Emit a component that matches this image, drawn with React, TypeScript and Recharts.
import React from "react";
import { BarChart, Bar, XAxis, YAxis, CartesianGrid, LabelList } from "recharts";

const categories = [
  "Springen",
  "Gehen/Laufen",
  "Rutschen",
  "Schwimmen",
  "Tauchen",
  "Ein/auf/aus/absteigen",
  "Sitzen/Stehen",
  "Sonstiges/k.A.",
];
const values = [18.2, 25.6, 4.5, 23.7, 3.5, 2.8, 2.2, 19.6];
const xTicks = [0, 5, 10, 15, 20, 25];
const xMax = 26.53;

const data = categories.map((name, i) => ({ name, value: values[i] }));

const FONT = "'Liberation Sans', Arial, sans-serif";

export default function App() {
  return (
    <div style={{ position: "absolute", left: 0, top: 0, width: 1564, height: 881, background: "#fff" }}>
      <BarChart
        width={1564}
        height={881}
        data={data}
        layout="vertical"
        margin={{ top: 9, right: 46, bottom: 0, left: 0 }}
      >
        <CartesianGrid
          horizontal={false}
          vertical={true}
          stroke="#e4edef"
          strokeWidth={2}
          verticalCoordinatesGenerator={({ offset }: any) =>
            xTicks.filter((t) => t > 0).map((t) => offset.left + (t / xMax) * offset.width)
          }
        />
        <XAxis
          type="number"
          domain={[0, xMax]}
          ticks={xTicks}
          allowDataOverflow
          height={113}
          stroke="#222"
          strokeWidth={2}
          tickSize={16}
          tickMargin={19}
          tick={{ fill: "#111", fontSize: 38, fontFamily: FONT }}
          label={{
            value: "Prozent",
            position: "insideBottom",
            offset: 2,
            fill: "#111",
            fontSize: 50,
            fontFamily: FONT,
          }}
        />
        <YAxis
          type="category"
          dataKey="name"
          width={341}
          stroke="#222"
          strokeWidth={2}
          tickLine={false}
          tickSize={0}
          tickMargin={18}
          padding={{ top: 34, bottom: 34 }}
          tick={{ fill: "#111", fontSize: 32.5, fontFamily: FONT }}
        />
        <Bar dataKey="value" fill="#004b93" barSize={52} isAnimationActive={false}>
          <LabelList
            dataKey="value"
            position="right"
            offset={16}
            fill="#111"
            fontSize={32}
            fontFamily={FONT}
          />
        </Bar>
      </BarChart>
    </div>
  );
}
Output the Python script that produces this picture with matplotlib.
::::
### TO BE DONE
Repeat each record exactly, leaving nothing out.

### COMPLETED TASK
Emit a component that matches this image, drawn with React, TypeScript and Recharts.
import React from "react";
import { BarChart, Bar, XAxis, YAxis, CartesianGrid, LabelList } from "recharts";

const categories = [
  "Springen",
  "Gehen/Laufen",
  "Rutschen",
  "Schwimmen",
  "Tauchen",
  "Ein/auf/aus/absteigen",
  "Sitzen/Stehen",
  "Sonstiges/k.A.",
];
const values = [18.2, 25.6, 4.5, 23.7, 3.5, 2.8, 2.2, 19.6];
const xTicks = [0, 5, 10, 15, 20, 25];
const xMax = 26.53;

const data = categories.map((name, i) => ({ name, value: values[i] }));

const FONT = "'Liberation Sans', Arial, sans-serif";

export default function App() {
  return (
    <div style={{ position: "absolute", left: 0, top: 0, width: 1564, height: 881, background: "#fff" }}>
      <BarChart
        width={1564}
        height={881}
        data={data}
        layout="vertical"
        margin={{ top: 9, right: 46, bottom: 0, left: 0 }}
      >
        <CartesianGrid
          horizontal={false}
          vertical={true}
          stroke="#e4edef"
          strokeWidth={2}
          verticalCoordinatesGenerator={({ offset }: any) =>
            xTicks.filter((t) => t > 0).map((t) => offset.left + (t / xMax) * offset.width)
          }
        />
        <XAxis
          type="number"
          domain={[0, xMax]}
          ticks={xTicks}
          allowDataOverflow
          height={113}
          stroke="#222"
          strokeWidth={2}
          tickSize={16}
          tickMargin={19}
          tick={{ fill: "#111", fontSize: 38, fontFamily: FONT }}
          label={{
            value: "Prozent",
            position: "insideBottom",
            offset: 2,
            fill: "#111",
            fontSize: 50,
            fontFamily: FONT,
          }}
        />
        <YAxis
          type="category"
          dataKey="name"
          width={341}
          stroke="#222"
          strokeWidth={2}
          tickLine={false}
          tickSize={0}
          tickMargin={18}
          padding={{ top: 34, bottom: 34 }}
          tick={{ fill: "#111", fontSize: 32.5, fontFamily: FONT }}
        />
        <Bar dataKey="value" fill="#004b93" barSize={52} isAnimationActive={false}>
          <LabelList
            dataKey="value"
            position="right"
            offset={16}
            fill="#111"
            fontSize={32}
            fontFamily={FONT}
          />
        </Bar>
      </BarChart>
    </div>
  );
}
Output the Python script that produces this picture with matplotlib.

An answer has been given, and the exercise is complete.